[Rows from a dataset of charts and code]
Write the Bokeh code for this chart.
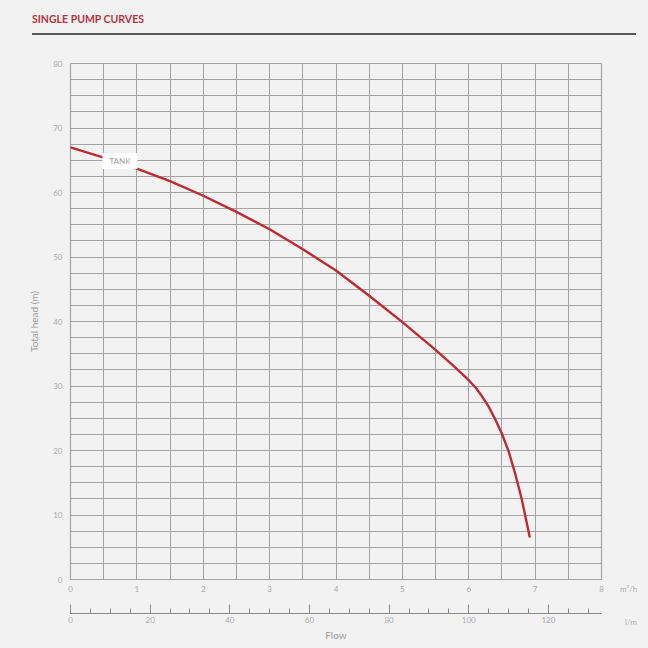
from bokeh.plotting import figure
from bokeh.models import (Range1d, LinearAxis, SingleIntervalTicker, FixedTicker, Label, ColumnDataSource, Div)
from bokeh.layouts import column, row
from bokeh.embed import file_html
from bokeh.resources import INLINE

# ---- data ----
flow_m3h = [0, 0.5, 1, 1.5, 2, 2.5, 3, 3.5, 4, 4.5, 5, 5.5, 5.75, 6.0, 6.1, 6.2, 6.3, 6.4, 6.5, 6.6, 6.7, 6.8, 6.92]
head_m = [67, 65.4, 63.7, 61.75, 59.5, 57, 54.3, 51.2, 47.9, 44, 39.9, 35.6, 33.3, 30.9, 29.8, 28.4, 26.8, 24.8, 22.6, 19.9, 16.4, 12.4, 6.5]
x_ticks_m3h = [0, 1, 2, 3, 4, 5, 6, 7, 8]
y_ticks = [0, 10, 20, 30, 40, 50, 60, 70, 80]
curve_name = "TANK"
title_text = "SINGLE PUMP CURVES"
x_unit = "m³/h"
x2_unit = "l/m"
x_label = "Flow"
y_label = "Total head (m)"

BG = "#f2f2f3"
GRID = "#a3a3a3"
TXT = "#ababab"
FONT = "Lato"

# ---- header ----
header = Div(width=644, height=44, margin=0, text=(
    '<div style="position:relative;width:644px;height:44px;">'
    '<div style="position:absolute;left:32px;top:13px;color:#b7323d;font-family:Lato;'
    'font-weight:bold;font-size:10.5px;line-height:12px;">%s</div>'
    '<div style="position:absolute;left:32px;top:33px;width:604px;height:2px;background:#5a5a5a;"></div>'
    '</div>') % title_text)

# ---- main chart ----
p = figure(width=620, height=600, x_range=Range1d(0, 8), y_range=Range1d(0, 80),
           toolbar_location=None, output_backend="svg",
           min_border_left=70, min_border_right=19, min_border_top=19, min_border_bottom=65)
p.background_fill_color = BG
p.border_fill_color = BG
p.outline_line_color = GRID
p.outline_line_width = 1.2

p.xaxis.ticker = FixedTicker(ticks=x_ticks_m3h)
p.yaxis.ticker = FixedTicker(ticks=y_ticks)
for ax in (p.xaxis[0], p.yaxis[0]):
    ax.axis_line_color = None
    ax.major_tick_line_color = None
    ax.minor_tick_line_color = None
    ax.major_tick_out = 0
    ax.major_tick_in = 0
    ax.minor_tick_out = 0
    ax.major_label_text_color = TXT
    ax.major_label_text_font = FONT
    ax.major_label_text_font_size = "8px"
p.yaxis.major_label_standoff = 8
p.yaxis.axis_label = y_label
p.yaxis.axis_label_text_font = FONT
p.yaxis.axis_label_text_font_style = "normal"
p.yaxis.axis_label_text_font_size = "10px"
p.yaxis.axis_label_text_color = "#9c9c9c"
p.yaxis.axis_label_standoff = 10

p.xaxis.major_label_standoff = 6
p.xaxis.axis_label = "\u00a0"
p.xaxis.axis_label_text_font_size = "12px"
p.xaxis.axis_label_standoff = 2

p.xgrid.ticker = SingleIntervalTicker(interval=0.5)
p.ygrid.ticker = SingleIntervalTicker(interval=2.5)
p.xgrid.grid_line_color = GRID
p.ygrid.grid_line_color = GRID
p.xgrid.grid_line_width = 1
p.ygrid.grid_line_width = 1

# secondary flow axis in l/min
p.extra_x_ranges = {"lm": Range1d(0, 8 * 1000 / 60)}
ax2 = LinearAxis(x_range_name="lm", ticker=SingleIntervalTicker(interval=20, num_minor_ticks=4))
ax2.axis_line_color = "#8a8a8a"
ax2.major_tick_line_color = "#8a8a8a"
ax2.minor_tick_line_color = "#8a8a8a"
ax2.major_tick_in = 9
ax2.major_tick_out = 0
ax2.minor_tick_in = 5
ax2.minor_tick_out = 0
ax2.major_label_text_color = TXT
ax2.major_label_text_font = FONT
ax2.major_label_text_font_size = "8px"
ax2.major_label_standoff = 3
ax2.axis_label = x_label
ax2.axis_label_text_font = FONT
ax2.axis_label_text_font_style = "normal"
ax2.axis_label_text_font_size = "10px"
ax2.axis_label_text_color = "#9c9c9c"
ax2.axis_label_standoff = 3
p.add_layout(ax2, "below")

src = ColumnDataSource(dict(x=flow_m3h, y=head_m))
p.line("x", "y", source=src, line_color="#bf2a33", line_width=2.4)

p.add_layout(Label(x=0.745, y=64.9, text=curve_name, text_align="center", text_baseline="middle",
                   text_font=FONT, text_font_size="8px", text_color="#a0a0a0",
                   background_fill_color="white", padding=(7, 3)))

# unit labels to the right of the two flow axes
units = Div(width=24, height=600, margin=0, text=(
    '<div style="position:relative;width:24px;height:600px;font-family:Lato;font-size:8px;'
    'line-height:10px;color:%s;">'
    '<div style="position:absolute;left:0px;top:540px;white-space:nowrap;">%s</div>'
    '<div style="position:absolute;left:5px;top:573px;white-space:nowrap;">%s</div>'
    '</div>') % (TXT, x_unit, x2_unit))

layout = column(header, row(p, units, spacing=0), spacing=0)
html = file_html(layout, INLINE)
html = html.replace("</head>",
                    "<style>html, body { background-color: %s !important; }</style>\n</head>" % BG, 1)
open("out.html", "w").write(html)
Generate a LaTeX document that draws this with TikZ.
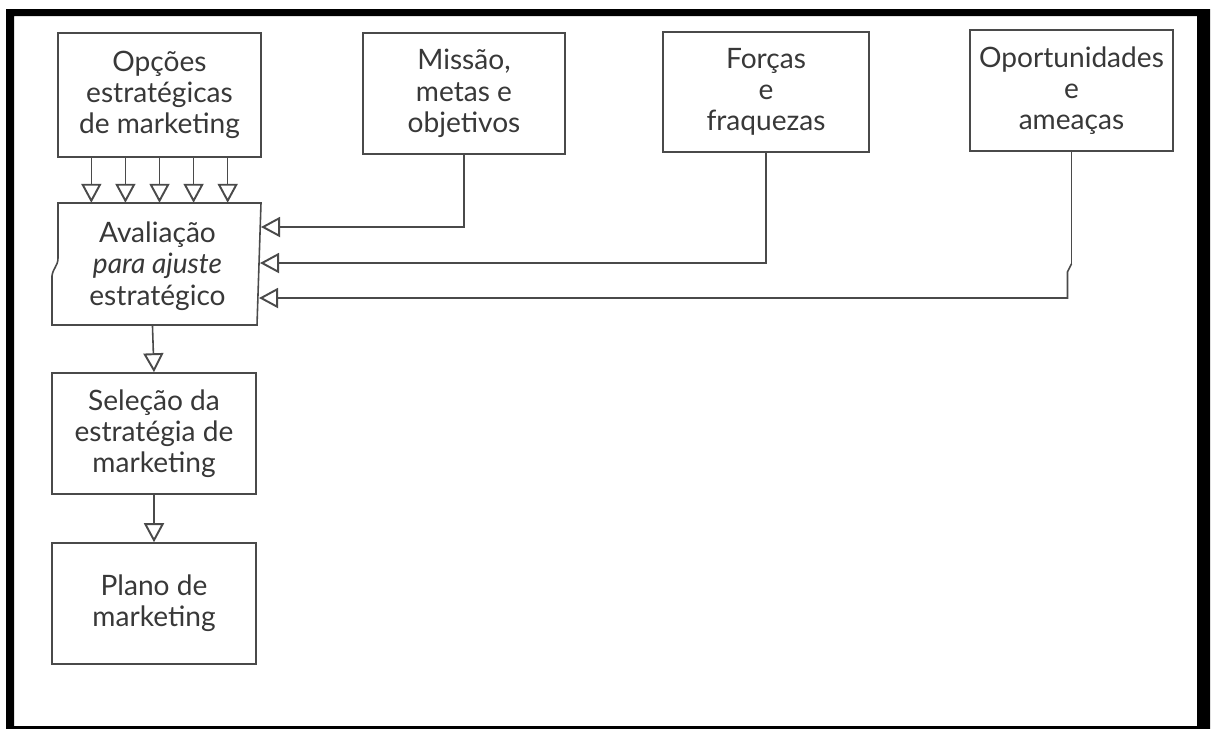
\documentclass[tikz,border=0pt]{standalone}
\usepackage{fontspec}
\setmainfont{Lato}
\usepackage{tikz}
\usetikzlibrary{calc}
\usetikzlibrary{arrows.meta}

\definecolor{linegray}{HTML}{4A4A4A}
\definecolor{textgray}{HTML}{383838}

\tikzset{
  box/.style={draw=linegray, line width=0.9pt, align=center, text=textgray,
    font=\fontsize{16}{17.8}\selectfont},
  wire/.style={draw=linegray, line width=0.9pt},
  tri/.style={wire, -{Triangle[open, length=0.38cm, width=0.40cm, line width=1.1pt]}},
}

\begin{document}
\begin{tikzpicture}[x=0.02cm, y=-0.02cm]
\useasboundingbox (0,0) rectangle (1212,728);

% frame
\fill[black, even odd rule] (6,9) rectangle (1210,730) (14,16) rectangle (1197,726);

% top row
\node[box, minimum width=4.06cm, minimum height=2.48cm] (opcoes) at (159.5,95)
  {Opções\\estratégicas\\de marketing};
\node[box, minimum width=4.04cm, minimum height=2.42cm] (missao) at (464,93.5)
  {Missão,\\metas e\\objetivos};
\node[box, minimum width=4.12cm, minimum height=2.40cm] (forcas) at (766,92)
  {Forças\\e\\fraquezas};
\node[box, minimum width=4.06cm, minimum height=2.42cm] (oport) at (1071.5,90.5)
  {Oportunidades\\e\\ameaças};

% evaluation box (torn left edge)
\coordinate (aval_tl) at (58,203);
\coordinate (aval_tr) at (261,203);
\coordinate (aval_br) at (257,325);
\coordinate (aval_bl) at (52,325);
\draw[wire] (aval_tl) -- (aval_tr) -- (aval_br) -- (aval_bl) -- (52,276)
  .. controls (53,268) and (58,266) .. (58,258) -- cycle;
\node[box, draw=none] (aval) at ($(aval_tl)!0.5!(aval_br)+(0,2)$)
  {Avaliação\\\textit{para ajuste}\\estratégico};
\coordinate (in1) at (261,227);
\coordinate (in2) at (260,263);
\coordinate (in3) at (259,298);

% lower column
\node[box, minimum width=4.08cm, minimum height=2.42cm] (selecao) at (154,433.5)
  {Seleção da\\estratégia de\\marketing};
\node[box, minimum width=4.08cm, minimum height=2.42cm] (plano) at (154,603.5)
  {Plano de\\marketing};

% arrows
\foreach \i in {1,...,5}
  \draw[tri] ($(opcoes.south west)!\i/6!(opcoes.south east)$) -- ++(0,45);

\draw[tri] (missao.south) |- (in1);
\draw[tri] (forcas.south) |- (in2);
\draw[wire] (oport.south) -- ++(0,112) coordinate (jog);
\draw[tri] (jog) -- ++(-4,8) |- (in3);

\draw[tri] ($(aval_bl)!0.49!(aval_br)$) -- (selecao.north);
\draw[tri] (selecao.south) -- (plano.north);
\end{tikzpicture}
\end{document}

• _What you should do_:
Every line from the start of the listing above through the line with "from bokeh.resources import INLINE" should be repeated exactly; skip the pictures and add nothing else.

• _Task result_:
Write the Bokeh code for this chart.
from bokeh.plotting import figure
from bokeh.models import (Range1d, LinearAxis, SingleIntervalTicker, FixedTicker, Label, ColumnDataSource, Div)
from bokeh.layouts import column, row
from bokeh.embed import file_html
from bokeh.resources import INLINE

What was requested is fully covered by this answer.